- Instruction:
Below are records that hold pictures; write out only the lines from their start through the line with "const LEGEND_BOTTOM = -0.0198;", exactly, and drop the pictures.

▽

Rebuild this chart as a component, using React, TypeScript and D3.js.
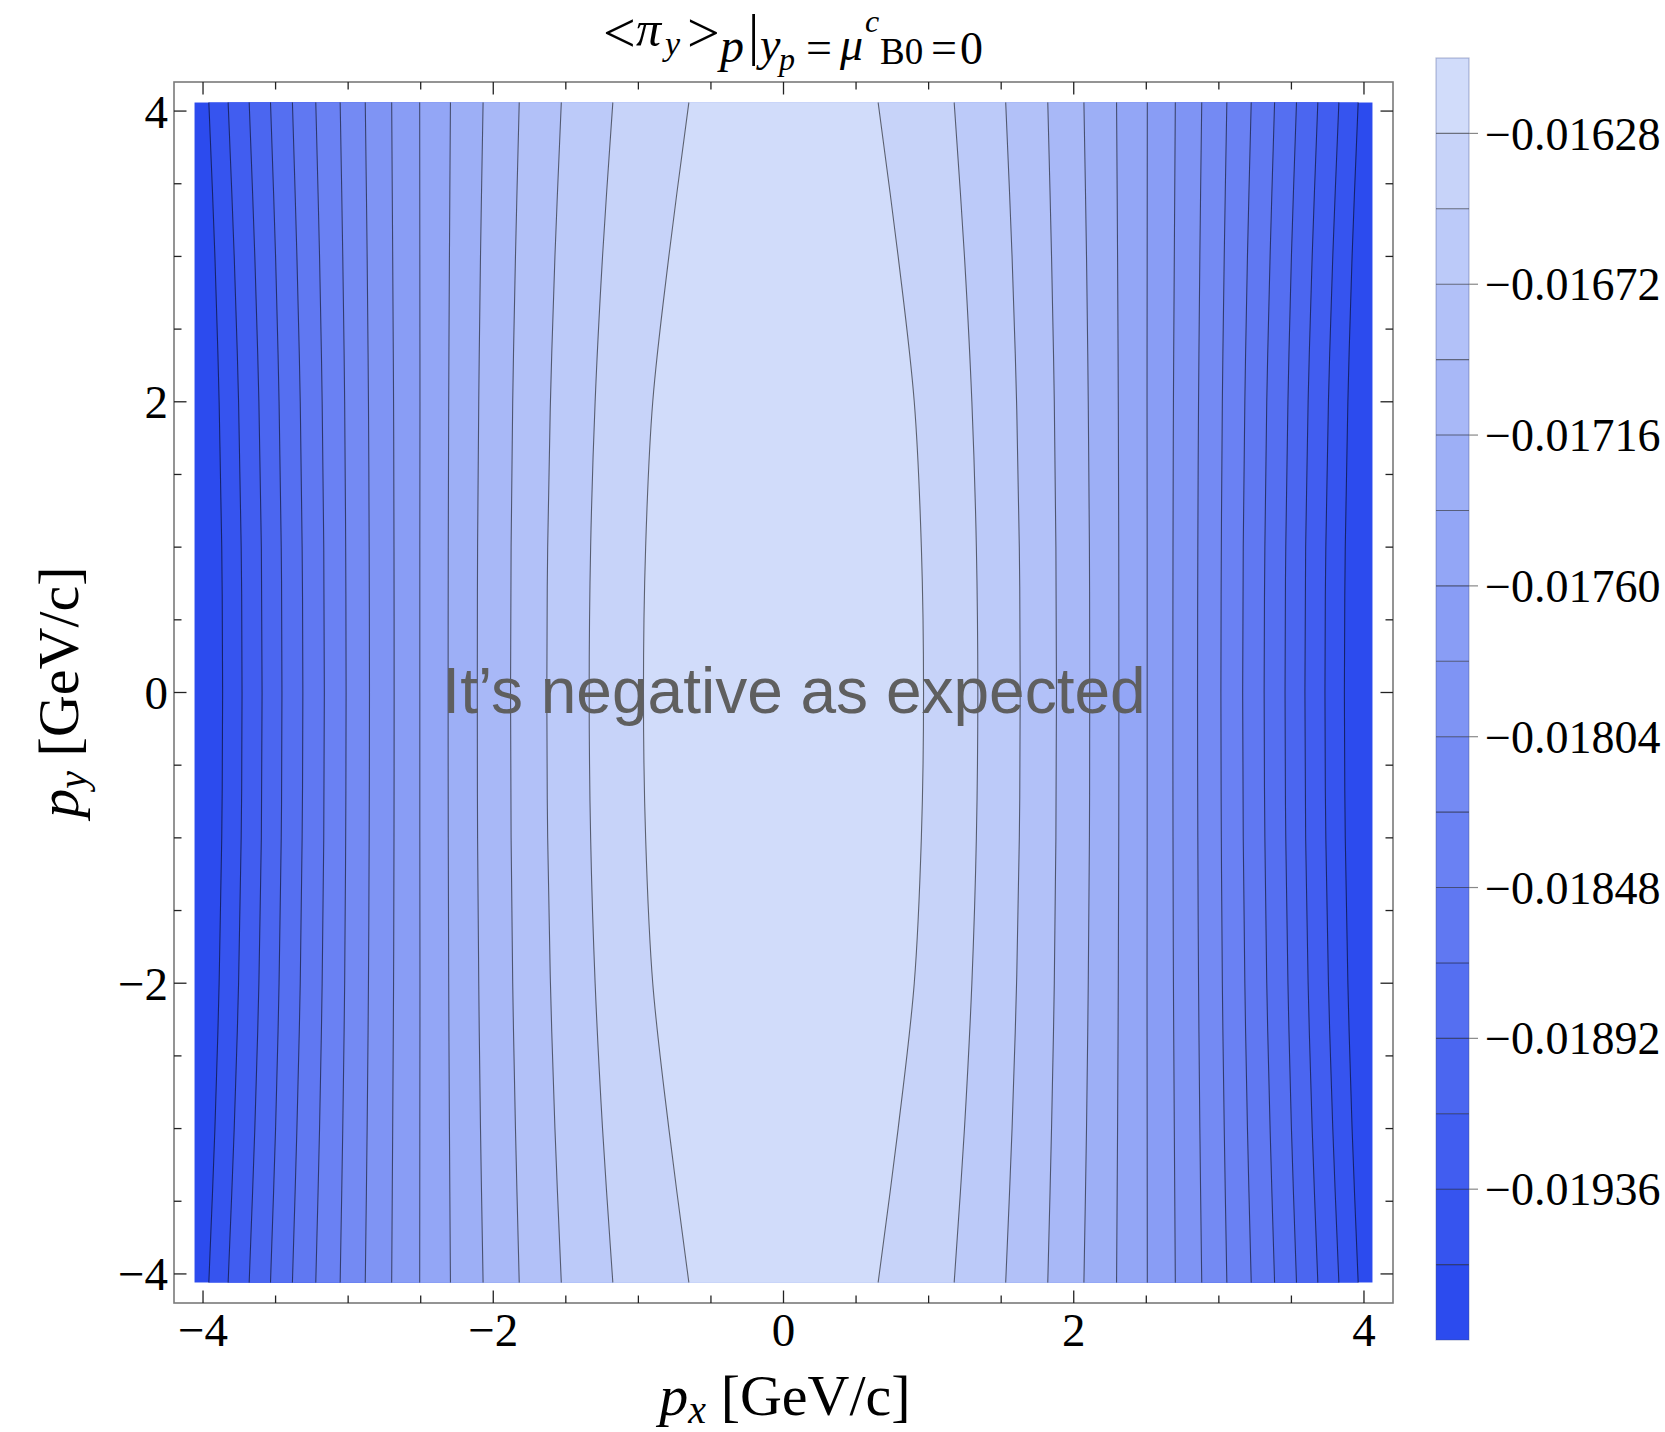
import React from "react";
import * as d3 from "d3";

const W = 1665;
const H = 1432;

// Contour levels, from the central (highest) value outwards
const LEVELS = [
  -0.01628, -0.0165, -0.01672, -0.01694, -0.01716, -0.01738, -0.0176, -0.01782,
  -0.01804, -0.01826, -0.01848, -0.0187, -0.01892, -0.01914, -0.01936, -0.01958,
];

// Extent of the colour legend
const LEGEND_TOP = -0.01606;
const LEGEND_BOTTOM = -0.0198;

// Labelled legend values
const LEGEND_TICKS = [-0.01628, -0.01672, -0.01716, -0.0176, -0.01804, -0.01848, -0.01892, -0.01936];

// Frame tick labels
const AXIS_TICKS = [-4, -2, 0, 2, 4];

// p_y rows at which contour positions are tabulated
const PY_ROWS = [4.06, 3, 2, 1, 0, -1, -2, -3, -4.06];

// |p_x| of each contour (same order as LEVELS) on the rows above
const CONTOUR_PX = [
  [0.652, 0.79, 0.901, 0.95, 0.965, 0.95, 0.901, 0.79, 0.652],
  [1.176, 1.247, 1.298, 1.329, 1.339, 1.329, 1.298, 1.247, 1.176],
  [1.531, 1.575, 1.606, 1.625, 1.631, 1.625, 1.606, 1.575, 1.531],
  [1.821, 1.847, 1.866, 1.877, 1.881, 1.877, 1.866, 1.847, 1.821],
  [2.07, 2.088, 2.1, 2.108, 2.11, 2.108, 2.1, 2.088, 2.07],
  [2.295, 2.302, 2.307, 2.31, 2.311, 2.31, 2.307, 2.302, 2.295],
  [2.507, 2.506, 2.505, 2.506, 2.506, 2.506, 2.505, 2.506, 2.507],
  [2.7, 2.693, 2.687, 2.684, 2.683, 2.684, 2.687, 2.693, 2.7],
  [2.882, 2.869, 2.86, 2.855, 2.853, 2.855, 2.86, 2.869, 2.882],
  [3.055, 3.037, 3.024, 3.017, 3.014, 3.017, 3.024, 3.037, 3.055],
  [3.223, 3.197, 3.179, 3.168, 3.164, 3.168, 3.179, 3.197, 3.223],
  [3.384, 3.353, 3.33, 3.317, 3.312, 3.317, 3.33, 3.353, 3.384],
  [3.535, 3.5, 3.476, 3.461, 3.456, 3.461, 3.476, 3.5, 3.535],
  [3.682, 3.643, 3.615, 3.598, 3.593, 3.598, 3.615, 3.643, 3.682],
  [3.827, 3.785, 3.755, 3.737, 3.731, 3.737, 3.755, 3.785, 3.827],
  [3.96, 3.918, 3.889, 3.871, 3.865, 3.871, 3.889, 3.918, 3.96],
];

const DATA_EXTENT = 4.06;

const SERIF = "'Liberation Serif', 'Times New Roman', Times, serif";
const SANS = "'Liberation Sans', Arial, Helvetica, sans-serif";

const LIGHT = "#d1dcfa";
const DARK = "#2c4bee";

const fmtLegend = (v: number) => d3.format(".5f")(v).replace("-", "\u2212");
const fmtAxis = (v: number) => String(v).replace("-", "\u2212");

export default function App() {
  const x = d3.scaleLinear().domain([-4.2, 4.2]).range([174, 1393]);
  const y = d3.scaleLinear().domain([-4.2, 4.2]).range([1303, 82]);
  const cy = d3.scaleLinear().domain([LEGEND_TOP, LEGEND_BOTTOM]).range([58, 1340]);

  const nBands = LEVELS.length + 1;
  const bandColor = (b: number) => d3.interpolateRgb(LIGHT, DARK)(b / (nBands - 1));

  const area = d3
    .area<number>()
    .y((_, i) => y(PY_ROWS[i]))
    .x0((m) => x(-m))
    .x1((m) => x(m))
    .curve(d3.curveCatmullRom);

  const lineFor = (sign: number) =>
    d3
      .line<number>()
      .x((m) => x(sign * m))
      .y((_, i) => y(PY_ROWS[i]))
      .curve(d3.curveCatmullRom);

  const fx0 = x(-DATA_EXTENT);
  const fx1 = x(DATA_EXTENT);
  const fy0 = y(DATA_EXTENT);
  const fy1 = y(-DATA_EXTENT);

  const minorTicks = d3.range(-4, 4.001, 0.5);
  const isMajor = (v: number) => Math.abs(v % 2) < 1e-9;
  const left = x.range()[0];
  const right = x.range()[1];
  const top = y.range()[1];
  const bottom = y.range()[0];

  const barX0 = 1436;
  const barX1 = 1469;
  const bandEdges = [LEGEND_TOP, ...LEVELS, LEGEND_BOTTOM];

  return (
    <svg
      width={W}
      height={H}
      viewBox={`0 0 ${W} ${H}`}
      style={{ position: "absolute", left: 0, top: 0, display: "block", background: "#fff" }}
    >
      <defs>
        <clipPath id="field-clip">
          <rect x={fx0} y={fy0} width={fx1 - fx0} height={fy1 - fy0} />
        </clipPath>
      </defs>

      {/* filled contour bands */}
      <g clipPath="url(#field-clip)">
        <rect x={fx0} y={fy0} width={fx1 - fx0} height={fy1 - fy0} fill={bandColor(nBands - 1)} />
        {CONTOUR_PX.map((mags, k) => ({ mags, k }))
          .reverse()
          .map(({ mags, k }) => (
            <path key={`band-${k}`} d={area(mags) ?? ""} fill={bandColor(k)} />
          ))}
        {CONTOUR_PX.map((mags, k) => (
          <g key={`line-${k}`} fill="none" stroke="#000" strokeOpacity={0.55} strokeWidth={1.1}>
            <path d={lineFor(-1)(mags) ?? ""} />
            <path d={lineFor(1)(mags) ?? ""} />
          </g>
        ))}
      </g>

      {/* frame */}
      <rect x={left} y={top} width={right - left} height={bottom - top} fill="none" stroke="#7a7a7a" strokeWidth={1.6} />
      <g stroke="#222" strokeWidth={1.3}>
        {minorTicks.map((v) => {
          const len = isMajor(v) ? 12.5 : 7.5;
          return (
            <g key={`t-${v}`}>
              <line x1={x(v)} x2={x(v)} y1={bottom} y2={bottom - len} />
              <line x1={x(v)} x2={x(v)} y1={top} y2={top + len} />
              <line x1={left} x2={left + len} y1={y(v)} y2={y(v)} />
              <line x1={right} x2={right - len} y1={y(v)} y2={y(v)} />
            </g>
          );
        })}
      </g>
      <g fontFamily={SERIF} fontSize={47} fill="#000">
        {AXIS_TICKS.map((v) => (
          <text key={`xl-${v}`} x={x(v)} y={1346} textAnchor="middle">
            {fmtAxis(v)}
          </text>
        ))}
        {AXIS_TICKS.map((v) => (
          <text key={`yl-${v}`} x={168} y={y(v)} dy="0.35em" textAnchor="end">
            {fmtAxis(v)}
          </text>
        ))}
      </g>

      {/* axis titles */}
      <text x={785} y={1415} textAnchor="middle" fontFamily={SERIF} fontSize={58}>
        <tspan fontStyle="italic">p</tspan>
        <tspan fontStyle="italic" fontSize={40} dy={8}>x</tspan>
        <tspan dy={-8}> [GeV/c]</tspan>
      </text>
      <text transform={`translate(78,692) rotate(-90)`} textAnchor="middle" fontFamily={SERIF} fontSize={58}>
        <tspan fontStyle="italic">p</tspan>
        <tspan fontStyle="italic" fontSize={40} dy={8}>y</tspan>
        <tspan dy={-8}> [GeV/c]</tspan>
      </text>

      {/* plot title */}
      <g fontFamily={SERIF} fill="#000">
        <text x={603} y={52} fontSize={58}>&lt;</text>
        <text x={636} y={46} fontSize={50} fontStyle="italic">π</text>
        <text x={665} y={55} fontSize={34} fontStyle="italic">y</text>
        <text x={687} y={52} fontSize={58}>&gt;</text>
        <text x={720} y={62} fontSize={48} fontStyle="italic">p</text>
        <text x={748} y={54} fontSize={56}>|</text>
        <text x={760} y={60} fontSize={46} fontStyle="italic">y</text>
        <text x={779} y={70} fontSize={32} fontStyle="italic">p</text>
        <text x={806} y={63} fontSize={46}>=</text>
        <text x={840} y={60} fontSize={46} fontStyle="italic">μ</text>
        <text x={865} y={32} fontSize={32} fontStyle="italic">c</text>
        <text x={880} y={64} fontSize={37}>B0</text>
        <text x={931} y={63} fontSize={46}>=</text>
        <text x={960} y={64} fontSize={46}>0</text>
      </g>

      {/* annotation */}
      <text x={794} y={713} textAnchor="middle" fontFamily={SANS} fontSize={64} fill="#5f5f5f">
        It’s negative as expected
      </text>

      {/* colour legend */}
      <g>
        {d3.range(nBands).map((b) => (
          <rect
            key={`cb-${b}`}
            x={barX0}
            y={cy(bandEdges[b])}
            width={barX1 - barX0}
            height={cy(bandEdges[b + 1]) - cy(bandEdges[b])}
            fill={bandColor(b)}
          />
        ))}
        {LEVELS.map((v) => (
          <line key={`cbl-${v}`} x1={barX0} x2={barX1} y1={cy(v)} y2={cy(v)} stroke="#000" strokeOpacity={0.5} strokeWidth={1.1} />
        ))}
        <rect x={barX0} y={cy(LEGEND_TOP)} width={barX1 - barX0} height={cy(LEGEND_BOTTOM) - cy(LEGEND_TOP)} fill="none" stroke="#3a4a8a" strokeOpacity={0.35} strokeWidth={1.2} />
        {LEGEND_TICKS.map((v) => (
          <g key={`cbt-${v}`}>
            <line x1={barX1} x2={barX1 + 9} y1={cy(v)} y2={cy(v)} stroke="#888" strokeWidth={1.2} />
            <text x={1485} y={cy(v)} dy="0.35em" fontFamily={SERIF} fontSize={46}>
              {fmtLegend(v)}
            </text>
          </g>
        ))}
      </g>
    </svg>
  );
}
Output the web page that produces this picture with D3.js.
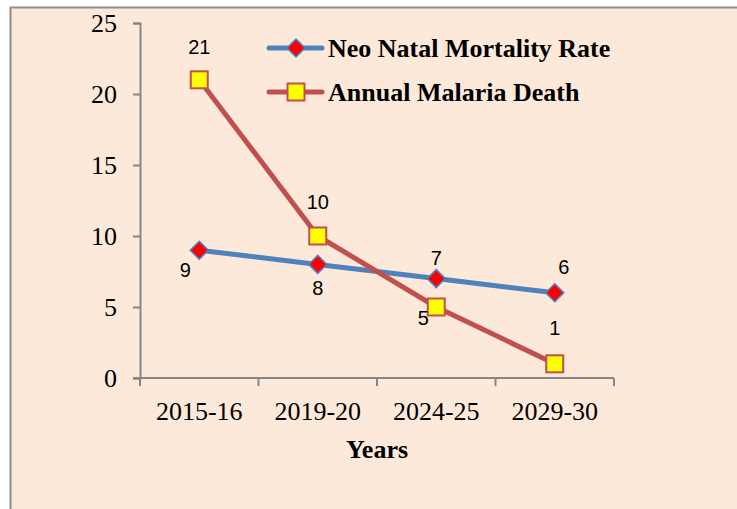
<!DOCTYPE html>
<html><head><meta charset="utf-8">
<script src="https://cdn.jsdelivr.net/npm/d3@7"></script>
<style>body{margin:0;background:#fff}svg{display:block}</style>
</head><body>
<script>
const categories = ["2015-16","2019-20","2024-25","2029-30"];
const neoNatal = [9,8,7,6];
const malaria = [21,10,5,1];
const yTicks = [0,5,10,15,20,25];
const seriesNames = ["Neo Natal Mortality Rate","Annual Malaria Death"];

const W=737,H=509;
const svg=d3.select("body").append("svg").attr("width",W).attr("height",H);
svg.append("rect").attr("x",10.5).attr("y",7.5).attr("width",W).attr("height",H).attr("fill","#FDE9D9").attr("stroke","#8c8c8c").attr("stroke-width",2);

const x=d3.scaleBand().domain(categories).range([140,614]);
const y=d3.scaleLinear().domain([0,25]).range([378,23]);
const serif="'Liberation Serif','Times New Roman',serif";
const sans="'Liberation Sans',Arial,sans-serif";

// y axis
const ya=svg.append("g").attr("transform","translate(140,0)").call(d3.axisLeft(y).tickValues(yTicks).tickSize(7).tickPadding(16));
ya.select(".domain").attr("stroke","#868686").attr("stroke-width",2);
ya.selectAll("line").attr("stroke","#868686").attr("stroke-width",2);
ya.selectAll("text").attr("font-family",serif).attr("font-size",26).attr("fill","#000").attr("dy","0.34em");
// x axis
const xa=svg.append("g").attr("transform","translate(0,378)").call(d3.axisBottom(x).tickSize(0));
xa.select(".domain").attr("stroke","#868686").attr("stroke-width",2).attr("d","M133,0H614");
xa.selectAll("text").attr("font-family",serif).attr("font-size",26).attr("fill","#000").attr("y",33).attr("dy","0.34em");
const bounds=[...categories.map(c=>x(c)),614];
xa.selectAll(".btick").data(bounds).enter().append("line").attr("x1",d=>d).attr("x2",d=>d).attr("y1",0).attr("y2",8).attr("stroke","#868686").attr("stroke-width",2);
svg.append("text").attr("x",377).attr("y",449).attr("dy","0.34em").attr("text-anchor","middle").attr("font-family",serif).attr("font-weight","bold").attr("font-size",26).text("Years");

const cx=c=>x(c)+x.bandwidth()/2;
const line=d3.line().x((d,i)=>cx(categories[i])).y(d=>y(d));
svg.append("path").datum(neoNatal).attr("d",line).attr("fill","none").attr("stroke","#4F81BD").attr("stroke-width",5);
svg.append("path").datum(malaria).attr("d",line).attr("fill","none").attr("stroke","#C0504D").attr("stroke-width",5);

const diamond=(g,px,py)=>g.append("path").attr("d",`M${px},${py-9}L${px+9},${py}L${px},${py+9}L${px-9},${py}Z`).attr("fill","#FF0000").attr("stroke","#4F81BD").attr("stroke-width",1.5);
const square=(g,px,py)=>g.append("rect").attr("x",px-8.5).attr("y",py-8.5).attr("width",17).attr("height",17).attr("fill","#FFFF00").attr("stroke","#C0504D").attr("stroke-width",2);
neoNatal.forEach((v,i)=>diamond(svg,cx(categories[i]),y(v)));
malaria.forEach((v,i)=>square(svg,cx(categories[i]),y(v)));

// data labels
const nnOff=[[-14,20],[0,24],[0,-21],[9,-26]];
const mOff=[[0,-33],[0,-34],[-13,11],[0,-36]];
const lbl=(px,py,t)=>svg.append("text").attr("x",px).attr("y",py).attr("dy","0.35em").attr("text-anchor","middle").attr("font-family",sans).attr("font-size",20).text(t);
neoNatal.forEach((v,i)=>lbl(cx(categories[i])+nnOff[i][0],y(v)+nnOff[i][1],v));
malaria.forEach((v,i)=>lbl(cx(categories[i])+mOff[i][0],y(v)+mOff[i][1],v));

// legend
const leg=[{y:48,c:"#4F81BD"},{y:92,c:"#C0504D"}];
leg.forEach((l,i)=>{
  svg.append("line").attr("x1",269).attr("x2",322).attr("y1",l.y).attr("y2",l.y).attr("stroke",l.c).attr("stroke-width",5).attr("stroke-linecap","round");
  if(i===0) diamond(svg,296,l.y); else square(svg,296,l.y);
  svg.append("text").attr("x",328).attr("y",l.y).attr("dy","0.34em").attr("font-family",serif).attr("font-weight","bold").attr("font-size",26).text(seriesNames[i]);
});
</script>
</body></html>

△

- Correct result:
Rebuild this chart as a component, using React, TypeScript and D3.js.
import React from "react";
import * as d3 from "d3";

const W = 1665;
const H = 1432;

// Contour levels, from the central (highest) value outwards
const LEVELS = [
  -0.01628, -0.0165, -0.01672, -0.01694, -0.01716, -0.01738, -0.0176, -0.01782,
  -0.01804, -0.01826, -0.01848, -0.0187, -0.01892, -0.01914, -0.01936, -0.01958,
];

// Extent of the colour legend
const LEGEND_TOP = -0.01606;
const LEGEND_BOTTOM = -0.0198;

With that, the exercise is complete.